DIRECTIONS:
Leave out the pictures and transcribe everything else exactly.

[START OF DATA SECTION]

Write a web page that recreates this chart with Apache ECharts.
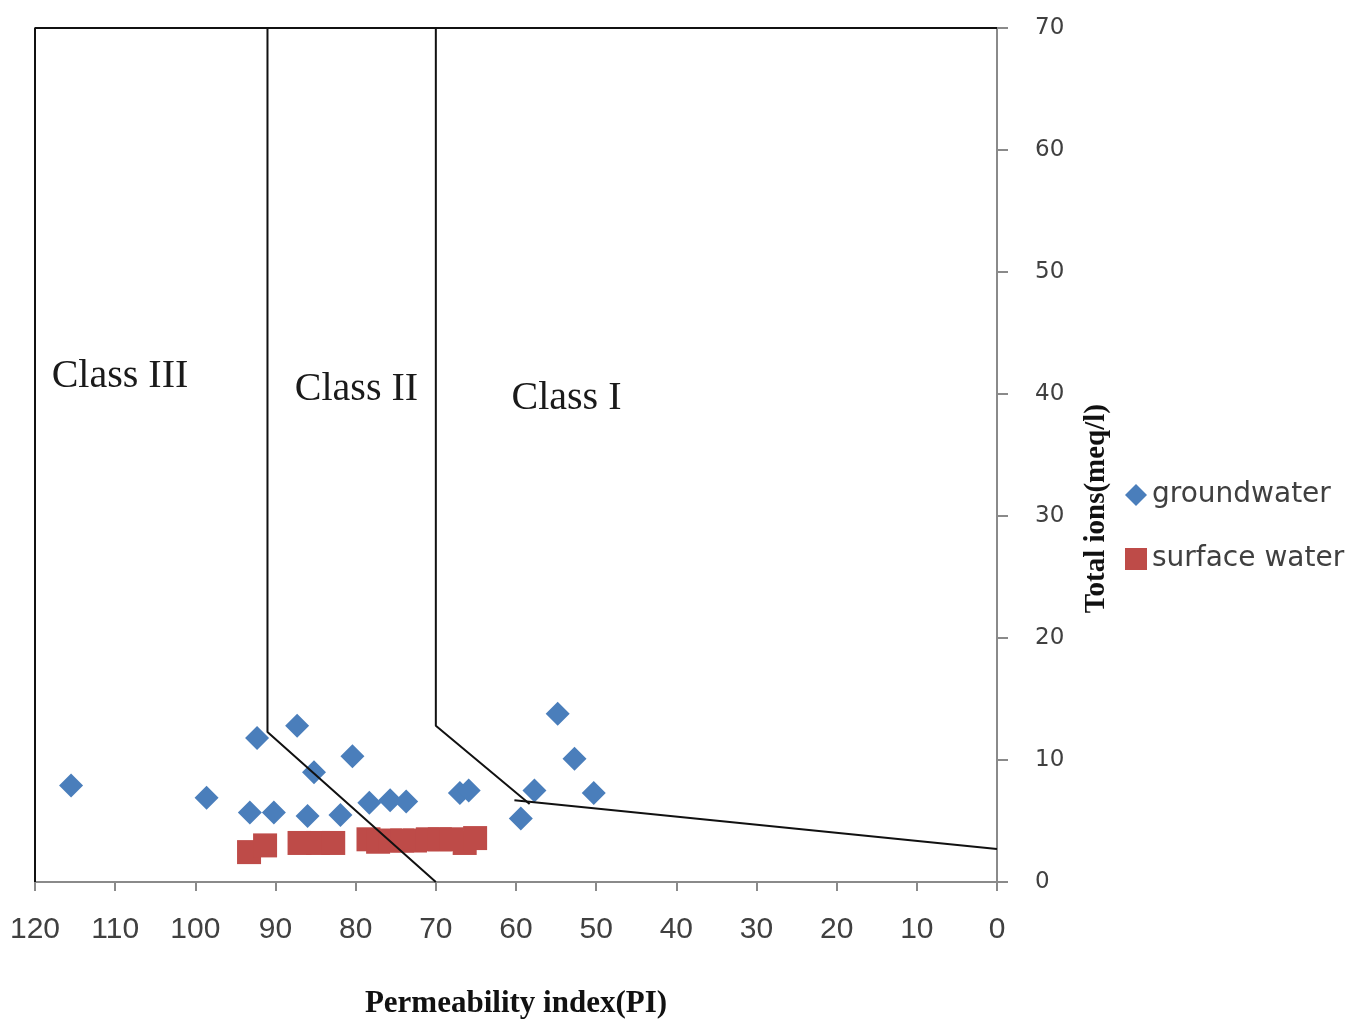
<!DOCTYPE html>
<html>
<head>
<meta charset="utf-8">
<script src="https://cdn.jsdelivr.net/npm/echarts@6/dist/echarts.min.js"></script>
<style>html,body{margin:0;padding:0;background:#fff;}#c{width:1359px;height:1024px;}</style>
</head>
<body>
<div id="c"></div>
<script>
// Data
var groundwater = [
  [115.5, 7.9], [98.6, 6.9], [92.3, 11.8], [87.3, 12.8], [93.2, 5.7], [90.2, 5.7],
  [85.2, 9.0], [86.0, 5.4], [80.4, 10.3], [81.9, 5.5], [78.3, 6.5], [75.7, 6.7],
  [73.7, 6.6], [67.0, 7.3], [65.9, 7.5], [54.8, 13.8], [52.7, 10.1], [57.7, 7.5],
  [59.4, 5.2], [50.3, 7.3]
];
var surfaceWater = [
  [93.3, 2.45], [91.3, 3.0], [87.0, 3.2], [84.7, 3.2], [82.8, 3.2], [78.4, 3.5],
  [77.2, 3.3], [75.7, 3.4], [74.2, 3.4], [72.6, 3.4], [71.0, 3.5], [69.5, 3.5],
  [68.0, 3.5], [66.4, 3.2], [65.1, 3.6]
];
// Class boundary lines (PI, total ions)
var outerBoundary = [[120, 0], [120, 70], [0, 70]];
var classIIBoundary = [[91, 70], [91, 12.3], [70, 0]];
var classIBoundary = [[70, 70], [70, 12.8], [58.3, 6.4]];
var classILowBoundary = [[60.2, 6.7], [0, 2.7]];
var classLabels = [
  {name: 'Class III', value: [109.4, 41.4]},
  {name: 'Class II', value: [79.9, 40.4]},
  {name: 'Class I', value: [53.7, 39.6]}
];
var xTicks = {min: 0, max: 120, interval: 10};
var yTicks = {min: 0, max: 70, interval: 10};

var chart = echarts.init(document.getElementById('c'), null, {renderer: 'canvas'});
var lineStyleBlack = {color: '#111', width: 2};
function boundary(data) {
  return {type: 'line', data: data, symbol: 'none', silent: true, z: 5,
    lineStyle: lineStyleBlack, animation: false};
}
var option = {
  backgroundColor: '#fff',
  animation: false,
  grid: {left: 35, right: 362, top: 28, bottom: 140},
  legend: {
    orient: 'vertical', left: 1120, top: 476, itemWidth: 22, itemHeight: 22, itemGap: 36,
    textStyle: {fontFamily: 'DejaVu Sans', fontSize: 28, color: '#404040'},
    data: [{name: 'groundwater', icon: 'diamond'}, {name: 'surface water', icon: 'rect'}]
  },
  xAxis: {
    type: 'value', inverse: true, min: xTicks.min, max: xTicks.max, interval: xTicks.interval,
    name: 'Permeability index(PI)', nameLocation: 'middle', nameGap: 106,
    nameTextStyle: {fontFamily: 'Liberation Serif', fontWeight: 'bold', fontSize: 31, color: '#111'},
    axisLine: {lineStyle: {color: '#8a8a8a', width: 2}},
    axisTick: {length: 9, lineStyle: {color: '#8a8a8a', width: 2}},
    axisLabel: {margin: 33, fontFamily: 'Liberation Sans', fontSize: 30, color: '#404040'},
    splitLine: {show: false}
  },
  yAxis: {
    type: 'value', position: 'right', min: yTicks.min, max: yTicks.max, interval: yTicks.interval,
    axisLine: {show: true, lineStyle: {color: '#8a8a8a', width: 2}},
    axisTick: {show: true, length: 11, lineStyle: {color: '#8a8a8a', width: 2}},
    axisLabel: {margin: 38, fontFamily: 'DejaVu Sans', fontSize: 23, color: '#404040'},
    splitLine: {show: false}
  },
  graphic: [{
    type: 'text', left: 1082, top: 404, rotation: Math.PI / 2,
    style: {text: 'Total ions(meq/l)', font: 'bold 29px "Liberation Serif"', fill: '#111'}
  }],
  series: [
    {name: 'groundwater', type: 'scatter', symbol: 'diamond', symbolSize: 24, z: 3,
      itemStyle: {color: '#4a7ebb', opacity: 1}, data: groundwater},
    {name: 'surface water', type: 'scatter', symbol: 'rect', symbolSize: 24, z: 2,
      itemStyle: {color: '#be4b48', opacity: 1}, data: surfaceWater},
    boundary(outerBoundary),
    boundary(classIIBoundary),
    boundary(classIBoundary),
    boundary(classILowBoundary),
    {type: 'scatter', symbolSize: 0, silent: true, z: 6, data: classLabels,
      itemStyle: {opacity: 1},
      label: {show: true, position: 'inside', formatter: '{b}', opacity: 1,
        fontFamily: 'Liberation Serif', fontSize: 40, color: '#1a1a1a'}}
  ]
};
chart.setOption(option);
</script>
</body>
</html>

[END OF DATA SECTION]

WRITTEN SOLUTION:
Write a web page that recreates this chart with Apache ECharts.
<!DOCTYPE html>
<html>
<head>
<meta charset="utf-8">
<script src="https://cdn.jsdelivr.net/npm/echarts@6/dist/echarts.min.js"></script>
<style>html,body{margin:0;padding:0;background:#fff;}#c{width:1359px;height:1024px;}</style>
</head>
<body>
<div id="c"></div>
<script>
// Data
var groundwater = [
  [115.5, 7.9], [98.6, 6.9], [92.3, 11.8], [87.3, 12.8], [93.2, 5.7], [90.2, 5.7],
  [85.2, 9.0], [86.0, 5.4], [80.4, 10.3], [81.9, 5.5], [78.3, 6.5], [75.7, 6.7],
  [73.7, 6.6], [67.0, 7.3], [65.9, 7.5], [54.8, 13.8], [52.7, 10.1], [57.7, 7.5],
  [59.4, 5.2], [50.3, 7.3]
];
var surfaceWater = [
  [93.3, 2.45], [91.3, 3.0], [87.0, 3.2], [84.7, 3.2], [82.8, 3.2], [78.4, 3.5],
  [77.2, 3.3], [75.7, 3.4], [74.2, 3.4], [72.6, 3.4], [71.0, 3.5], [69.5, 3.5],
  [68.0, 3.5], [66.4, 3.2], [65.1, 3.6]
];
// Class boundary lines (PI, total ions)
var outerBoundary = [[120, 0], [120, 70], [0, 70]];
var classIIBoundary = [[91, 70], [91, 12.3], [70, 0]];
var classIBoundary = [[70, 70], [70, 12.8], [58.3, 6.4]];
var classILowBoundary = [[60.2, 6.7], [0, 2.7]];
var classLabels = [
  {name: 'Class III', value: [109.4, 41.4]},
  {name: 'Class II', value: [79.9, 40.4]},
  {name: 'Class I', value: [53.7, 39.6]}
];
var xTicks = {min: 0, max: 120, interval: 10};
var yTicks = {min: 0, max: 70, interval: 10};

var chart = echarts.init(document.getElementById('c'), null, {renderer: 'canvas'});
var lineStyleBlack = {color: '#111', width: 2};
function boundary(data) {
  return {type: 'line', data: data, symbol: 'none', silent: true, z: 5,
    lineStyle: lineStyleBlack, animation: false};
}
var option = {
  backgroundColor: '#fff',
  animation: false,
  grid: {left: 35, right: 362, top: 28, bottom: 140},
  legend: {
    orient: 'vertical', left: 1120, top: 476, itemWidth: 22, itemHeight: 22, itemGap: 36,
    textStyle: {fontFamily: 'DejaVu Sans', fontSize: 28, color: '#404040'},
    data: [{name: 'groundwater', icon: 'diamond'}, {name: 'surface water', icon: 'rect'}]
  },
  xAxis: {
    type: 'value', inverse: true, min: xTicks.min, max: xTicks.max, interval: xTicks.interval,
    name: 'Permeability index(PI)', nameLocation: 'middle', nameGap: 106,
    nameTextStyle: {fontFamily: 'Liberation Serif', fontWeight: 'bold', fontSize: 31, color: '#111'},
    axisLine: {lineStyle: {color: '#8a8a8a', width: 2}},
    axisTick: {length: 9, lineStyle: {color: '#8a8a8a', width: 2}},
    axisLabel: {margin: 33, fontFamily: 'Liberation Sans', fontSize: 30, color: '#404040'},
    splitLine: {show: false}
  },
  yAxis: {
    type: 'value', position: 'right', min: yTicks.min, max: yTicks.max, interval: yTicks.interval,
    axisLine: {show: true, lineStyle: {color: '#8a8a8a', width: 2}},
    axisTick: {show: true, length: 11, lineStyle: {color: '#8a8a8a', width: 2}},
    axisLabel: {margin: 38, fontFamily: 'DejaVu Sans', fontSize: 23, color: '#404040'},
    splitLine: {show: false}
  },
  graphic: [{
    type: 'text', left: 1082, top: 404, rotation: Math.PI / 2,
    style: {text: 'Total ions(meq/l)', font: 'bold 29px "Liberation Serif"', fill: '#111'}
  }],
  series: [
    {name: 'groundwater', type: 'scatter', symbol: 'diamond', symbolSize: 24, z: 3,
      itemStyle: {color: '#4a7ebb', opacity: 1}, data: groundwater},
    {name: 'surface water', type: 'scatter', symbol: 'rect', symbolSize: 24, z: 2,
      itemStyle: {color: '#be4b48', opacity: 1}, data: surfaceWater},
    boundary(outerBoundary),
    boundary(classIIBoundary),
    boundary(classIBoundary),
    boundary(classILowBoundary),
    {type: 'scatter', symbolSize: 0, silent: true, z: 6, data: classLabels,
      itemStyle: {opacity: 1},
      label: {show: true, position: 'inside', formatter: '{b}', opacity: 1,
        fontFamily: 'Liberation Serif', fontSize: 40, color: '#1a1a1a'}}
  ]
};
chart.setOption(option);
</script>
</body>
</html>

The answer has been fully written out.